Rows from a dataset
☆ ☆ ☆ ☆ ☆

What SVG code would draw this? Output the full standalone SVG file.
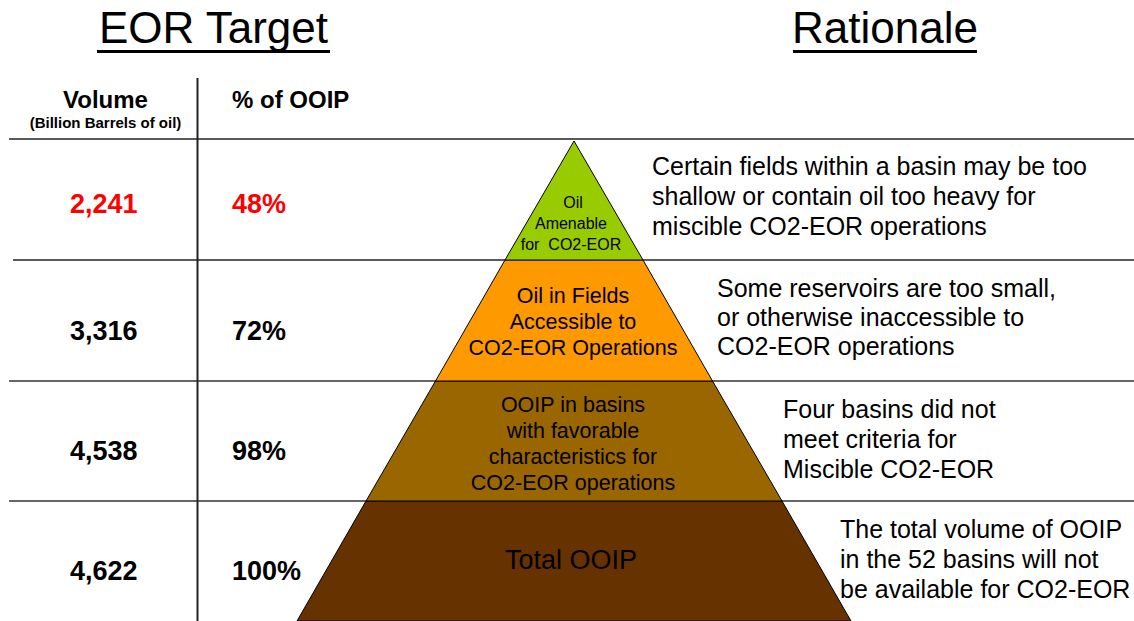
<svg xmlns="http://www.w3.org/2000/svg" width="1134" height="621" viewBox="0 0 1134 621">
  <style>
    text { font-family: "Liberation Sans", Arial, sans-serif; fill: #000; }
    .title { font-size: 44px; text-anchor: middle; }
    .hdr { font-size: 24px; font-weight: bold; }
    .sub { font-size: 15px; font-weight: bold; text-anchor: middle; }
    .num { font-size: 27px; font-weight: bold; }
    .red { fill: #FF0000; }
    .layer { stroke: #000; stroke-width: 1; }
    .lbl { text-anchor: middle; }
    .why { font-size: 25px; }
    .gl { stroke: #5a5a5a; stroke-width: 2; fill: none; }
    .gd { stroke: #333; stroke-width: 1.5; fill: none; }
  </style>

  <rect x="0" y="0" width="1134" height="621" fill="#FFFFFF"/>

  <g id="titles">
    <text class="title" x="213.5" y="43">EOR Target</text>
    <rect x="97" y="50" width="233" height="3" fill="#000"/>
    <text class="title" x="885" y="43">Rationale</text>
    <rect x="793" y="50" width="184" height="3" fill="#000"/>
  </g>

  <g id="grid">
    <line class="gl" x1="9" y1="139" x2="1134" y2="139"/>
    <line class="gl" x1="13" y1="260" x2="1134" y2="260"/>
    <line class="gd" x1="9" y1="381" x2="1134" y2="381"/>
    <line class="gd" x1="9" y1="501" x2="1134" y2="501"/>
    <line x1="197.5" y1="78" x2="197.5" y2="621" stroke="#222" stroke-width="2"/>
  </g>

  <g id="header">
    <text class="hdr" x="105.5" y="108" text-anchor="middle">Volume</text>
    <text class="sub" x="105.5" y="128">(Billion Barrels of oil)</text>
    <text class="hdr" x="232" y="108">% of OOIP</text>
  </g>

  <g id="row1">
    <text class="num red" x="70" y="213">2,241</text>
    <text class="num red" x="232" y="213">48%</text>
  </g>
  <g id="row2">
    <text class="num" x="70" y="340">3,316</text>
    <text class="num" x="232" y="340">72%</text>
  </g>
  <g id="row3">
    <text class="num" x="70" y="460">4,538</text>
    <text class="num" x="232" y="460">98%</text>
  </g>
  <g id="row4">
    <text class="num" x="70" y="580">4,622</text>
    <text class="num" x="232" y="580">100%</text>
  </g>

  <g id="layer-total">
    <polygon class="layer" points="366,501 782,501 851,621 297,621" fill="#663300"/>
    <text class="lbl" x="571" y="569" font-size="27">Total OOIP</text>
  </g>
  <g id="layer-basins">
    <polygon class="layer" points="435.5,381 712.5,381 782,501 366,501" fill="#996600"/>
    <g class="lbl" font-size="21.5">
      <text class="lbl" x="573" y="412">OOIP in basins</text>
      <text class="lbl" x="573" y="438">with favorable</text>
      <text class="lbl" x="573" y="464">characteristics for</text>
      <text class="lbl" x="573" y="490">CO2-EOR operations</text>
    </g>
  </g>
  <g id="layer-fields">
    <polygon class="layer" points="505,260 643,260 712.5,381 435.5,381" fill="#FF9900"/>
    <g font-size="21.5">
      <text class="lbl" x="573" y="303">Oil in Fields</text>
      <text class="lbl" x="573" y="329">Accessible to</text>
      <text class="lbl" x="573" y="355">CO2-EOR Operations</text>
    </g>
  </g>
  <g id="layer-amenable">
    <polygon class="layer" points="574,141 643,260 505,260" fill="#99CC00"/>
    <g font-size="16">
      <text class="lbl" x="573" y="208">Oil</text>
      <text class="lbl" x="571" y="229">Amenable</text>
      <text class="lbl" x="571" y="250" xml:space="preserve">for  CO2-EOR</text>
    </g>
  </g>

  <g id="rationale1" class="why">
    <text class="why" x="652" y="175">Certain fields within a basin may be too</text>
    <text class="why" x="652" y="205">shallow or contain oil too heavy for</text>
    <text class="why" x="652" y="235">miscible CO2-EOR operations</text>
  </g>
  <g id="rationale2">
    <text class="why" x="717" y="297">Some reservoirs are too small,</text>
    <text class="why" x="717" y="326">or otherwise inaccessible to</text>
    <text class="why" x="717" y="355">CO2-EOR operations</text>
  </g>
  <g id="rationale3">
    <text class="why" x="783" y="418">Four basins did not</text>
    <text class="why" x="783" y="448">meet criteria for</text>
    <text class="why" x="783" y="478">Miscible CO2-EOR</text>
  </g>
  <g id="rationale4">
    <text class="why" x="840" y="538">The total volume of OOIP</text>
    <text class="why" x="840" y="568">in the 52 basins will not</text>
    <text class="why" x="840" y="598">be available for CO2-EOR</text>
  </g>
</svg>
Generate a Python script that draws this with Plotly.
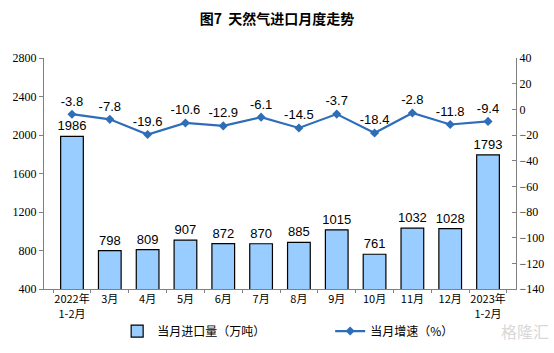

☆ ☆ ☆ ☆ ☆

*Your instructions*:
Identify every line where the string "this" appears.

*The response*:
What SVG code would draw this? Output the full standalone SVG file.
Generate a Python script that draws this with Plotly.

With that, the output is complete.